The first half of the book covers Arthur Wellesley's unpromising youth as the seemingly less talented middle child of an Anglo-Irish nobleman and his familar military career to the Battle of Waterloo. Hibbert skims the military narrative and his analysis is sometimes uneven. For example, he makes rather overmuch of a small skirmish before the assault on Seringapatam in India as a defining experience; but slights later achievements such as Wellington's disciplined and successful defense of Portugal in 1810-1811. He does provide a close examination of Wellington's unfortunate marriage with Kitty Pakenham and his relationships with other women, without necessarily exceeding the spotty factual basis for those relationships.
Hibbert is to be commended for devoting the second half of the book to Wellington's long and often neglected career as politician and public servant.
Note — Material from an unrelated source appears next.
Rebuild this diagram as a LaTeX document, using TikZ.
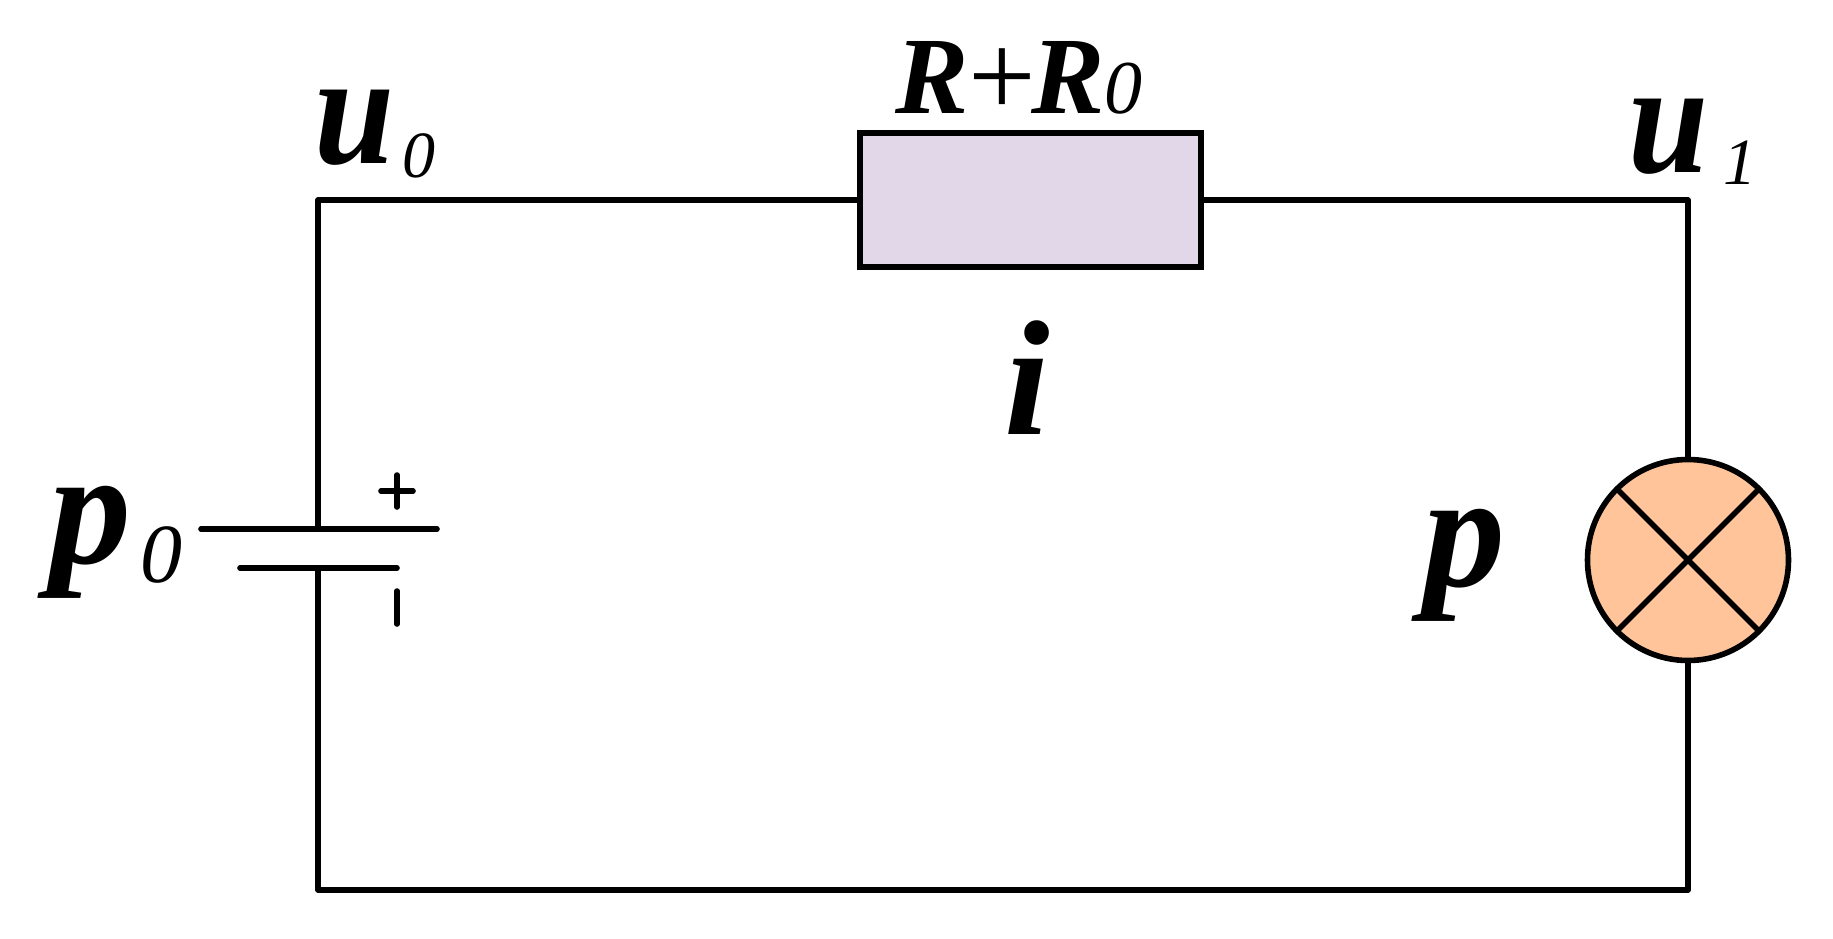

Here, Wellington's well-developed military talents and Tory instincts were often less useful in the indifferent chaos of politics. His relationships, alleged or otherwise, with various women, play a prominent part in Hibbert's treatment.
Ultimately, this book is less satisfying as an examination of Wellington than, for example, Elizabeth Longford's longer but more balanced teatment. Hibbert's account perhaps a little too often reads like the gossip column of the Sunday newspaper.
This book is recommended to those looking for a popular biography of the Duke of Wellington, one suited to contemporary interest in the personal side of public figures.
Wonderful biography.......2005-07-05
I read Dr Hibbert's biography of Horatio Lord Nelson and was so impressed by it that I ordered two more of his books. I've just finished reading this one, and I must say that, although I'd never really liked Wellington's often-characterised stiff-upper-lip persona, I found Hibbert's depiction very appealing. It reveals that, even though the marshal created a mask of aloofness and control, behind it he was charming and engaging. Wellington may not have possessed Nelson's instinctive, natural flair but he was solid, reliable, courageous, determined and a good learner. He comes a close second to Nelson as our greatest military hero.
A History Of A Hero.......2003-01-07
I have always thought of the Duke of Wellington as the Hero of Waterloo, but little else. In "Wellington, A Personal History" I learned that he was much more.
This book is, as the title indicates, a personal history of the man, rather than a history of his times. The reader learns little of the details of Waterloo, nor does he learn much about the impact of his career on the wider world.
Wellington's story is an interesting one. Born the younger son of lower nobility, his dukedom was earned, rather than inherited. His career was diverse. He fought for the Crown in India before his first encounter with Napoleon's armies in Portugal and Spain during the Peninsular War. The possibility of service in America during the American Revolution was mentioned, but did not occur. The glory which he won at Waterloo was merely a stepping stone to higher service.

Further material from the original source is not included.